Motifs are recurring structures, contrasts, and literary
devices that can help to develop and inform the text's major themes.
The Hero’s Quest
The story of a hero with a quest frequently recurs in
mythology. Many of these stories are similar: a hero is born, raised
in poverty by foster parents or a single mother, and at a certain
age ventures forth to reclaim his patrimony. He is charged with
some very difficult task and is offered the hand of a noble woman
in marriage upon his success. By accomplishing these tasks, the
otherwise unknown hero demonstrates his fitness to take on his father’s
throne. This framework is subject to some degree of variation, of
course, but it holds true for many of the hero stories Hamilton
retells in Mythology.
Theseus is the perfect example: though raised far from
Athens, he proves himself—from the moment he departs toward his
father—a decent and upstanding heir by ridding the highway of bandits.
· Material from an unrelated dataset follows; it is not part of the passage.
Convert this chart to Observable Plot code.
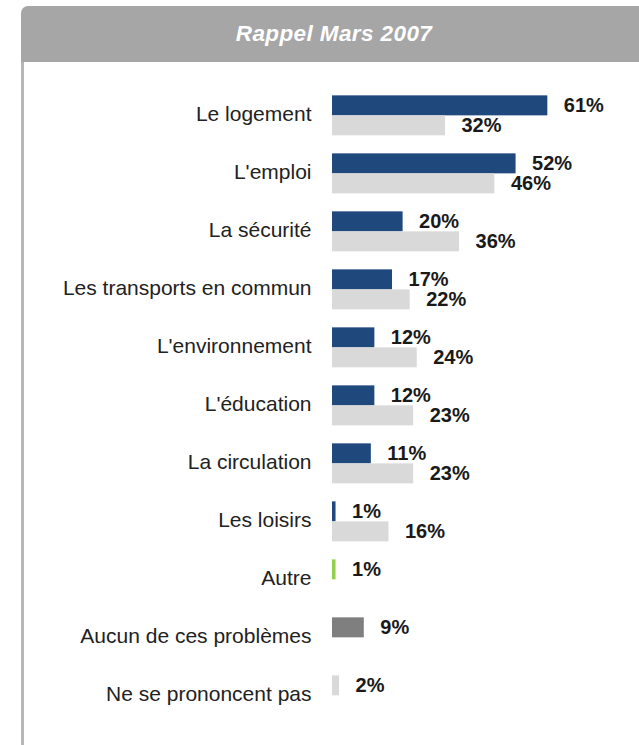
<!DOCTYPE html>
<html>
<head>
<meta charset="utf-8">
<script src="https://cdn.jsdelivr.net/npm/d3@7"></script>
<script src="https://cdn.jsdelivr.net/npm/@observablehq/plot@0.6"></script>
<style>
  html, body { margin: 0; padding: 0; background: #ffffff; }
  #wrap { position: relative; width: 639px; height: 745px; overflow: hidden; font-family: "Liberation Sans", Arial, sans-serif; }
  #header {
    position: absolute; left: 21px; top: 6px; width: 626px; height: 56px;
    background: #a6a6a6; border-top-left-radius: 7px;
    color: #ffffff; font-weight: bold; font-style: italic; font-size: 22.5px;
    line-height: 55px; text-align: center; letter-spacing: 0.4px;
  }
  #leftline { position: absolute; left: 21px; top: 62px; width: 3px; height: 683px; background: #b6b6b6; }
  #chart { position: absolute; left: 0; top: 62px; }
</style>
</head>
<body>
<div id="wrap">
  <div id="header">Rappel Mars 2007</div>
  <div id="leftline"></div>
  <div id="chart"></div>
</div>
<script>
const categories = [
  "Le logement", "L'emploi", "La sécurité", "Les transports en commun",
  "L'environnement", "L'éducation", "La circulation", "Les loisirs",
  "Autre", "Aucun de ces problèmes", "Ne se prononcent pas"
];
const seriesNames = ["Actuel", "Rappel Mars 2007"];
const currentValues = [61, 52, 20, 17, 12, 12, 11, 1, 1, 9, 2];
const previousValues = [32, 46, 36, 22, 24, 23, 23, 16, null, null, null];
const currentColors = [
  "#1f497d", "#1f497d", "#1f497d", "#1f497d", "#1f497d", "#1f497d", "#1f497d", "#1f497d",
  "#92d050", "#7f7f7f", "#d9d9d9"
];
const previousColor = "#d9d9d9";

const data = [];
categories.forEach((c, i) => {
  if (currentValues[i] != null) data.push({cat: c, series: seriesNames[0], value: currentValues[i], color: currentColors[i]});
  if (previousValues[i] != null) data.push({cat: c, series: seriesNames[1], value: previousValues[i], color: previousColor});
});

const chart = Plot.plot({
  width: 639,
  height: 683,
  marginLeft: 332,
  marginRight: 3.4,
  marginTop: 20.65,
  marginBottom: 16.35,
  style: {background: "transparent", fontFamily: "'Liberation Sans', Arial, sans-serif", color: "#1a1a1a"},
  x: {domain: [0, 86], axis: null},
  y: {domain: seriesNames, padding: 0, axis: null},
  fy: {domain: categories, paddingInner: 0.2845, paddingOuter: 0.142, axis: null, label: null},
  color: {type: "identity"},
  marks: [
    Plot.barX(data, {fy: "cat", y: "series", x: "value", fill: "color"}),
    Plot.text(data, {fy: "cat", y: "series", x: "value", text: d => d.value + "%", dx: 16, dy: 0, textAnchor: "start", fontWeight: "bold", fontSize: 20, fill: "#1a1a1a"}),
    Plot.axisFy({anchor: "left", tickSize: 0, tickPadding: 21, fontSize: 21, dy: -2, label: null, fill: "#222222"})
  ]
});
document.getElementById("chart").appendChild(chart);
</script>
</body>
</html>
Perseus, Hercules, Achilles, and others offer small variations on
this framework of the hero’s quest. Interestingly, however, Odysseus, whose
name has come to be synonymous with the hero and quest, offers a
notable difference from the archetype. He does not grow up away from
his parents, and he is already married and undergoes an arduous journey on
his return home after battle. This difference, perhaps, explains
why Odysseus strongly resonates as a more modern character relevant
to present times.
Beauty
Beauty in all its forms figures prominently in Hamilton’s Mythology, particularly
in the Greek myths, which ascribe an immeasurable value to beauty.
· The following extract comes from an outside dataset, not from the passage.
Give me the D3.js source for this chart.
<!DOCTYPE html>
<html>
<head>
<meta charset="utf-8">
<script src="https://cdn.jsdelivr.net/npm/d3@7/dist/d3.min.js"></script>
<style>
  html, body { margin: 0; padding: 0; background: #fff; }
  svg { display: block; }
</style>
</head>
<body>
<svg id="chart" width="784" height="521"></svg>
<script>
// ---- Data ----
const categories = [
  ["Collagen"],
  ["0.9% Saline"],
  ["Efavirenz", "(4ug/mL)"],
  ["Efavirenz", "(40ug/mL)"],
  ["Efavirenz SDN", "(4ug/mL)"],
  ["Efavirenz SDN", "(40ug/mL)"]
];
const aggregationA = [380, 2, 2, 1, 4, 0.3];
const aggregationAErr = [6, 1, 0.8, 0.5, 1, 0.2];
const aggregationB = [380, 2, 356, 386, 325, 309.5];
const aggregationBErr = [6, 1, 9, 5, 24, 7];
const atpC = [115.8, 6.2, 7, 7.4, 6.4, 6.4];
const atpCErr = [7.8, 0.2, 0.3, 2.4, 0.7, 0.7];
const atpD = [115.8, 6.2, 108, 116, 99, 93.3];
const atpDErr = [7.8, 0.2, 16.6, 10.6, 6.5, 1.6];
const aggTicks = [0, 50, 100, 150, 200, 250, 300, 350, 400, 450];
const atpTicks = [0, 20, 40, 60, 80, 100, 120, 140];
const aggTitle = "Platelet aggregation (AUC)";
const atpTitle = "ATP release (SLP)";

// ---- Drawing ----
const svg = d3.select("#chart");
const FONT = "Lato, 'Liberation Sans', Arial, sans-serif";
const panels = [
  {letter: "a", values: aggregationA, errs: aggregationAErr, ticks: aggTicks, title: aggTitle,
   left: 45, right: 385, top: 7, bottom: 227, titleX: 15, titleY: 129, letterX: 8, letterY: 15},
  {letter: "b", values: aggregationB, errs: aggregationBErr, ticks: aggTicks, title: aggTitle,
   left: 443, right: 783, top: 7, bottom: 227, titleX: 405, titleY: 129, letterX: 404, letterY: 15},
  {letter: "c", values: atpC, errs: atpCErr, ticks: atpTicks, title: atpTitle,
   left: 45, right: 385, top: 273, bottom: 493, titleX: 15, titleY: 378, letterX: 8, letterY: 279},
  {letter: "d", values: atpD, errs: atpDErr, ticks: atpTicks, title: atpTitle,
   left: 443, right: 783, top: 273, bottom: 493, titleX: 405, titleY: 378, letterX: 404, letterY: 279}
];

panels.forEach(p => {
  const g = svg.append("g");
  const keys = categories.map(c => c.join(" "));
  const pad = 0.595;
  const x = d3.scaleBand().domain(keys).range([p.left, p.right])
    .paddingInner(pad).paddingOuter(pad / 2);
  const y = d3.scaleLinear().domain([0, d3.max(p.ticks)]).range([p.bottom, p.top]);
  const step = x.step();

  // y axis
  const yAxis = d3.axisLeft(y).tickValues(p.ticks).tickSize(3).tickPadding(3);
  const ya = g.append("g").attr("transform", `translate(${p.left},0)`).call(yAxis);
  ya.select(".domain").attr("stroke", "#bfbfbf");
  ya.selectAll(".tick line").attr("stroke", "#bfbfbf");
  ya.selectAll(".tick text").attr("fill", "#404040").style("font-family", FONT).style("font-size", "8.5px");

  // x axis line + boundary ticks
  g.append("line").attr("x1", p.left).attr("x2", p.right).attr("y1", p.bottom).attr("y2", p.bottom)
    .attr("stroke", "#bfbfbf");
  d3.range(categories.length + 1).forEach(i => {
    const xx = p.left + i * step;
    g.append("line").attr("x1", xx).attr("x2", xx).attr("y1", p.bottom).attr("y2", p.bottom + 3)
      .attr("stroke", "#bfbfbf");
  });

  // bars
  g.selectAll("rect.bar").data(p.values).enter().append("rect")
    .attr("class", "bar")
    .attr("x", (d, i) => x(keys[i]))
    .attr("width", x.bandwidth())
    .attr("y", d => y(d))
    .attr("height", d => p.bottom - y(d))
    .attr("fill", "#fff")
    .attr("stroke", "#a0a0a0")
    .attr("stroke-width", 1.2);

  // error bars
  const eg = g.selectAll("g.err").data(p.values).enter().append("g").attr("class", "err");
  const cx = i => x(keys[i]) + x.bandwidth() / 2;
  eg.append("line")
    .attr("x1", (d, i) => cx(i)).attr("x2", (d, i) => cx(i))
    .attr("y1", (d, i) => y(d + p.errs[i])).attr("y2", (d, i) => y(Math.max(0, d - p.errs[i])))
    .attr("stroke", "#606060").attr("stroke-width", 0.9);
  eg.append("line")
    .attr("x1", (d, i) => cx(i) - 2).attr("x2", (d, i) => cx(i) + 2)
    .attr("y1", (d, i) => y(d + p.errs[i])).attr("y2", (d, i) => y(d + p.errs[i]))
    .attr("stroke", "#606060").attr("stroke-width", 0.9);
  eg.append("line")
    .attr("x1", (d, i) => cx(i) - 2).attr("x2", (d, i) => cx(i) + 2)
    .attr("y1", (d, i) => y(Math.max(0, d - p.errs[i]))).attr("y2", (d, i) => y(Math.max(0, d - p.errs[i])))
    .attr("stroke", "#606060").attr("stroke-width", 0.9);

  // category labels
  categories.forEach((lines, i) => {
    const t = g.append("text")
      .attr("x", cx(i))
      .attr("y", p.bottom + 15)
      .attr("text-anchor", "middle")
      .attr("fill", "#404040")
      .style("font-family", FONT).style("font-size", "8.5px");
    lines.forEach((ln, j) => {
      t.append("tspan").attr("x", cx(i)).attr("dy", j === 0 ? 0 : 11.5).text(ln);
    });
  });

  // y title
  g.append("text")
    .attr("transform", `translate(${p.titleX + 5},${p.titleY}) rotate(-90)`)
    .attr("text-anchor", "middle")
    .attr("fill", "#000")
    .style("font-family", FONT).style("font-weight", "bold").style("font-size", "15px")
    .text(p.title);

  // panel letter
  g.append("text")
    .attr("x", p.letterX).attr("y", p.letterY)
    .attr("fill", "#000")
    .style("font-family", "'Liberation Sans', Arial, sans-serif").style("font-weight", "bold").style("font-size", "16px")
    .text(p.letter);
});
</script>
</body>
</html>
Though appreciation of beauty is hardly a surprising find, it may
seem superficial to see aesthetic and artistic beauty given such
a prominent place in myths that also purport to be religious or
moral guides.
Nonetheless, the assertion that beautiful is better pervades
the myths. It is evident in Zeus’s and Apollo’s philandering, Orpheus’s winning
over of Hades with his lovely music, the sparking of the Trojan
War over Helen’s legendary loveliness, and Hera’s and Athena’s bitterness
at Paris’s preference for Aphrodite’s fairness. With these myths
in mind, we see that, in the classical worldview, beauty is not
in the eye of the beholder, but rather a verifiable, objective actuality
about which even the gods must agree.
Love
The seemingly indefinable notion of love is an important
agent in much of Mythology, the source for many
rewards, punishments, motivations, and deceptions. The myths treat
love in a way that is different from most of our modern-day ideas
of love. In creation myths, love is described as a force, and it
is out of love that Earth arises. There are actually very few ordinary
love stories, at least in our traditional sense of the word, with
a man and woman bonding in romance and living happily ever after.
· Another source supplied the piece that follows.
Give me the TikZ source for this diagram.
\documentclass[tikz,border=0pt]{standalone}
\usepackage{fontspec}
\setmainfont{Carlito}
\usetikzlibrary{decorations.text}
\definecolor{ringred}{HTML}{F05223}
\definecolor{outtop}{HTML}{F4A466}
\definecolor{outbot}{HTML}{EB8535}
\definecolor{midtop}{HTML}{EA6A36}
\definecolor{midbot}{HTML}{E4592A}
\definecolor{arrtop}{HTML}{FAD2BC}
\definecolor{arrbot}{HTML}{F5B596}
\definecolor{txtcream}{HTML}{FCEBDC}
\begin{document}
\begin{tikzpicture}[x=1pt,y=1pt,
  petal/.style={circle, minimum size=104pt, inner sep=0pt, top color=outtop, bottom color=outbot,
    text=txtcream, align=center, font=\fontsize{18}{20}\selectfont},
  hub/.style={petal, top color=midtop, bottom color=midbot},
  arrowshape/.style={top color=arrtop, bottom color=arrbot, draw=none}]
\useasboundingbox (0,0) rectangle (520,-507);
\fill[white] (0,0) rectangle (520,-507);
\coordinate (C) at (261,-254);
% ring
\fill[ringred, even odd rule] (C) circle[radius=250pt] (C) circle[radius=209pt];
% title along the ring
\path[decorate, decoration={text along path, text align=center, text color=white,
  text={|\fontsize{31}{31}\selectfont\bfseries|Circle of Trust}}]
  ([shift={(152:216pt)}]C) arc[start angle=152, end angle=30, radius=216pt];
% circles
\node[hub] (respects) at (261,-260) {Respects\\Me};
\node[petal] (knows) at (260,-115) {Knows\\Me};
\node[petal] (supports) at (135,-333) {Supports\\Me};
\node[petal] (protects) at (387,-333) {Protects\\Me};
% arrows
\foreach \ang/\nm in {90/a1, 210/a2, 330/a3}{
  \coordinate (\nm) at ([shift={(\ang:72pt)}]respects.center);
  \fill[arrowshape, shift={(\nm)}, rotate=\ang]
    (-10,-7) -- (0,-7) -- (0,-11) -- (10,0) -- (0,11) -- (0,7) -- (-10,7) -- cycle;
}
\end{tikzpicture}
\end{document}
There are, rather, several tragic tales, as those of Pyramus and
Thisbe or Ceyx and Alcyone, as well as many stories of unrequited
love, such as Polyphemus and Galatea or Echo and Narcissus.
Broadening the myth’s exploration of love and lust are
tales of kidnapping and rape, such as Hades and Persephone or Apollo
and Creusa. There are instances in which one party—always the woman—loves
so strongly and under such false premises that it spells disaster
for her. Such are the cases of Medea, Ariadne, and Dido, all of
whom give themselves over to love, heart and soul—betraying their
own families—only to have the men whom they love heartlessly move
on after the women’s usefulness is expended. These tales perhaps
imply a cautionary warning that blood is thicker than water and
that a bride’s family by marriage is never as trustworthy as her
birth family, to whom she truly owes allegiance.